Parlons de la plateforme de connaissances gratuite CLIP lancée par l’OMPI et la Music Rights Awareness Foundation.
Cette plateforme offre à l’ensemble des acteurs de l’écosystème musical un moyen d’apprendre. Vous pouvez donner aux créateurs les moyens de comprendre ce qu’ils doivent faire s’ils ne disposent pas des cadres nécessaires dans leur propre pays. S’ils le font, c’est formidable, et ils peuvent alors s’épanouir dans leur rôle, car les créateurs ont des droits, mais aussi des devoirs.
Lorsque l’on crée une chanson, on veut réunir la meilleure équipe. De même, on doit faire de son mieux pour gérer sa propriété intellectuelle.
Ce que je trouve intéressant dans la plateforme CLIP, c’est que ce sont des pairs, c’est-à-dire d’autres créateurs, qui parlent de sujets que nous considérons très complexes, comme les codes d’identification. Vous apprendrez pourquoi ils sont importants et quels sont les contrats types que vous devriez signer. On y trouve même un énorme glossaire des termes utilisés dans l’industrie musicale.
Quelle est la prochaine étape de votre carrière musicale?

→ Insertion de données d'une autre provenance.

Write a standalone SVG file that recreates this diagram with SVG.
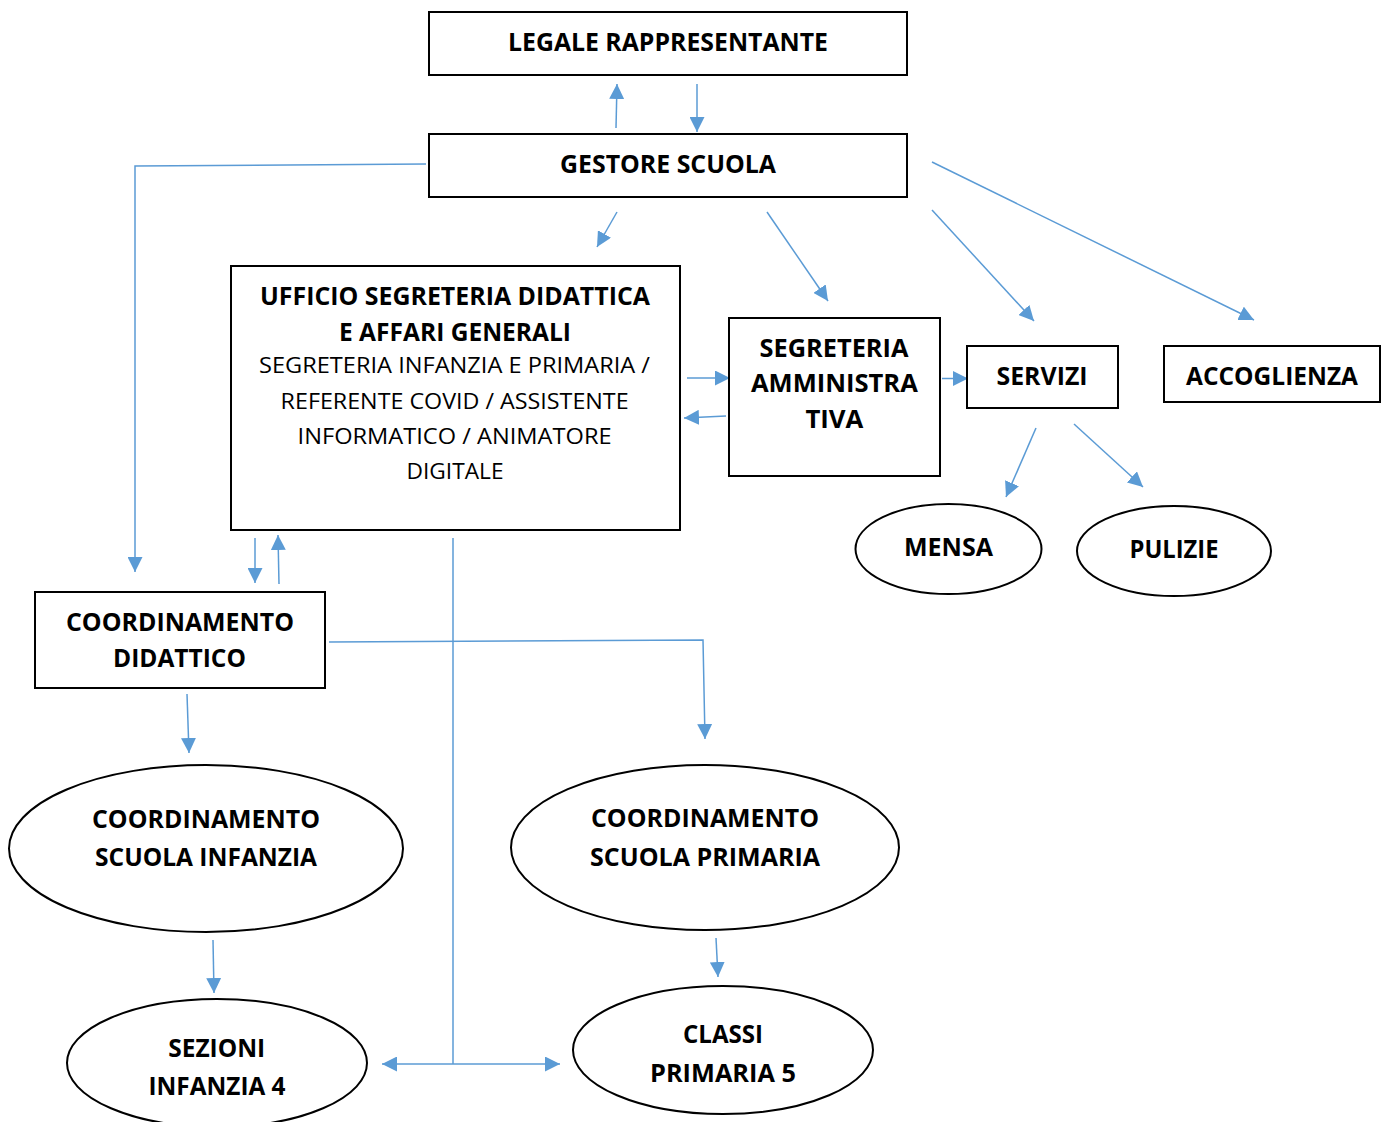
<svg xmlns="http://www.w3.org/2000/svg" width="1387" height="1122" viewBox="0 0 1387 1122">
<style>
.box{fill:#fff;stroke:#000;stroke-width:2}
.b{font-family:"Open Sans","Noto Sans",sans-serif;font-weight:bold;font-size:25px;fill:#000;text-anchor:middle}
.r{font-family:"Open Sans","Noto Sans",sans-serif;font-weight:normal;font-size:21px;fill:#000;text-anchor:middle}
.c{fill:none;stroke:#5B9BD5;stroke-width:1.5}
</style>
<defs>
<marker id="ah" viewBox="0 0 10 10" refX="10" refY="5" markerWidth="15" markerHeight="15" markerUnits="userSpaceOnUse" orient="auto-start-reverse">
<path d="M0,0 L10,5 L0,10 z" fill="#5B9BD5"/>
</marker>
</defs>
<rect width="1387" height="1122" fill="#fff"/>
<g id="connectors">
<line class="c" x1="616" y1="128" x2="617" y2="84" marker-end="url(#ah)"/>
<line class="c" x1="697" y1="84" x2="697" y2="132" marker-end="url(#ah)"/>
<polyline class="c" points="426,164 135,166 135,572" marker-end="url(#ah)"/>
<line class="c" x1="617" y1="212" x2="597" y2="247" marker-end="url(#ah)"/>
<line class="c" x1="767" y1="212" x2="828" y2="301" marker-end="url(#ah)"/>
<line class="c" x1="932" y1="210" x2="1034" y2="321" marker-end="url(#ah)"/>
<line class="c" x1="932" y1="162" x2="1254" y2="320" marker-end="url(#ah)"/>
<line class="c" x1="687" y1="378" x2="730" y2="378" marker-end="url(#ah)"/>
<line class="c" x1="726" y1="416" x2="684" y2="418" marker-end="url(#ah)"/>
<line class="c" x1="942" y1="378.5" x2="968" y2="378.5" marker-end="url(#ah)"/>
<line class="c" x1="1036" y1="428" x2="1006" y2="497" marker-end="url(#ah)"/>
<line class="c" x1="1074" y1="424" x2="1143" y2="487" marker-end="url(#ah)"/>
<line class="c" x1="255" y1="538" x2="255" y2="583" marker-end="url(#ah)"/>
<line class="c" x1="279" y1="584" x2="278" y2="535" marker-end="url(#ah)"/>
<line class="c" x1="453" y1="538" x2="453" y2="1064"/>
<line class="c" x1="382" y1="1064" x2="560" y2="1064" marker-start="url(#ah)" marker-end="url(#ah)"/>
<polyline class="c" points="329,642 703,640 705,739" marker-end="url(#ah)"/>
<line class="c" x1="187" y1="694" x2="189" y2="753" marker-end="url(#ah)"/>
<line class="c" x1="213" y1="940" x2="214" y2="993" marker-end="url(#ah)"/>
<line class="c" x1="716" y1="938" x2="718" y2="977" marker-end="url(#ah)"/>
</g>
<g id="legale">
<rect class="box" x="429" y="12" width="478" height="63"/>
<text class="b" x="668" y="51" textLength="320" lengthAdjust="spacingAndGlyphs">LEGALE RAPPRESENTANTE</text>
</g>
<g id="gestore">
<rect class="box" x="429" y="134" width="478" height="63"/>
<text class="b" x="668" y="173" textLength="216" lengthAdjust="spacingAndGlyphs">GESTORE SCUOLA</text>
</g>
<g id="ufficio">
<rect class="box" x="231" y="266" width="449" height="264"/>
<text class="b" x="455" y="305" textLength="390" lengthAdjust="spacingAndGlyphs">UFFICIO SEGRETERIA DIDATTICA</text>
<text class="b" x="455" y="341" textLength="232" lengthAdjust="spacingAndGlyphs">E AFFARI GENERALI</text>
<text class="r" x="454.5" y="373" textLength="391" lengthAdjust="spacingAndGlyphs">SEGRETERIA INFANZIA E PRIMARIA /</text>
<text class="r" x="454.6" y="409" textLength="348" lengthAdjust="spacingAndGlyphs">REFERENTE COVID / ASSISTENTE</text>
<text class="r" x="454.6" y="444" textLength="314" lengthAdjust="spacingAndGlyphs">INFORMATICO / ANIMATORE</text>
<text class="r" x="455" y="479" textLength="97" lengthAdjust="spacingAndGlyphs">DIGITALE</text>
</g>
<g id="segreteria-amministrativa">
<rect class="box" x="729" y="318" width="211" height="158"/>
<text class="b" x="834" y="357" textLength="149" lengthAdjust="spacingAndGlyphs">SEGRETERIA</text>
<text class="b" x="834.4" y="392" textLength="167" lengthAdjust="spacingAndGlyphs">AMMINISTRA</text>
<text class="b" x="834.4" y="428" textLength="58" lengthAdjust="spacingAndGlyphs">TIVA</text>
</g>
<g id="servizi">
<rect class="box" x="967" y="346" width="151" height="62"/>
<text class="b" x="1042" y="385" textLength="91" lengthAdjust="spacingAndGlyphs">SERVIZI</text>
</g>
<g id="accoglienza">
<rect class="box" x="1164" y="346" width="216" height="56"/>
<text class="b" x="1272" y="385" textLength="172" lengthAdjust="spacingAndGlyphs">ACCOGLIENZA</text>
</g>
<g id="mensa">
<ellipse class="box" cx="948.5" cy="549" rx="93" ry="45"/>
<text class="b" x="948.5" y="556" textLength="89" lengthAdjust="spacingAndGlyphs">MENSA</text>
</g>
<g id="pulizie">
<ellipse class="box" cx="1174" cy="551" rx="97" ry="45"/>
<text class="b" x="1174" y="558" textLength="89" lengthAdjust="spacingAndGlyphs">PULIZIE</text>
</g>
<g id="coordinamento-didattico">
<rect class="box" x="35" y="592" width="290" height="96"/>
<text class="b" x="180" y="631" textLength="228" lengthAdjust="spacingAndGlyphs">COORDINAMENTO</text>
<text class="b" x="179.5" y="667" textLength="133" lengthAdjust="spacingAndGlyphs">DIDATTICO</text>
</g>
<g id="coordinamento-infanzia">
<ellipse class="box" cx="206" cy="848.5" rx="197" ry="83.5"/>
<text class="b" x="206" y="828" textLength="228" lengthAdjust="spacingAndGlyphs">COORDINAMENTO</text>
<text class="b" x="206" y="866" textLength="222" lengthAdjust="spacingAndGlyphs">SCUOLA INFANZIA</text>
</g>
<g id="coordinamento-primaria">
<ellipse class="box" cx="705" cy="847.5" rx="194" ry="82.5"/>
<text class="b" x="705" y="827" textLength="228" lengthAdjust="spacingAndGlyphs">COORDINAMENTO</text>
<text class="b" x="705" y="866" textLength="230" lengthAdjust="spacingAndGlyphs">SCUOLA PRIMARIA</text>
</g>
<g id="sezioni-infanzia">
<ellipse class="box" cx="217" cy="1063" rx="150" ry="64"/>
<text class="b" x="216.7" y="1057" textLength="97" lengthAdjust="spacingAndGlyphs">SEZIONI</text>
<text class="b" x="217" y="1095" textLength="137" lengthAdjust="spacingAndGlyphs">INFANZIA 4</text>
</g>
<g id="classi-primaria">
<ellipse class="box" cx="723" cy="1050" rx="150" ry="64"/>
<text class="b" x="723" y="1043" textLength="80" lengthAdjust="spacingAndGlyphs">CLASSI</text>
<text class="b" x="723" y="1082" textLength="146" lengthAdjust="spacingAndGlyphs">PRIMARIA 5</text>
</g>
</svg>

J’attends le moment propice pour partager mes nouvelles compositions et mes nouveaux enregistrements. Mon mandat de présidente de la Sociedade Cabo-verdiana de Música s’est terminé en 2023 et je me suis remise à la composition de chansons. Il est difficile de concilier la fonction de présidente d’une organisation de gestion collective et la créativité.
Cela en valait-il la peine?
Créer cette organisation à partir de rien a représenté pour nous à la fois une opportunité et un défi. C’est beaucoup de travail. C’est beaucoup de choses à apprendre. C’est beaucoup d’expérimentation. C’est beaucoup d’échanges. C’est beaucoup de temps. Mais je suis tellement heureuse que le système fonctionne.
C’est un changement énorme dans mon pays. Cela me donne envie de créer plus de musique, car je pense que mon pays comprend mieux ce qu’est la propriété intellectuelle. Mes collègues bénéficient du système et j’en bénéficierai comme jamais auparavant.
Ce qui est également vrai, c’est que ma passion pour le droit d’auteur et la gestion de la propriété intellectuelle s’est décuplée. Je souhaite continuer à servir ce secteur. Je souhaite continuer à apprendre.
––
Cette entrevue a été éditée et condensée à partir de deux conversations.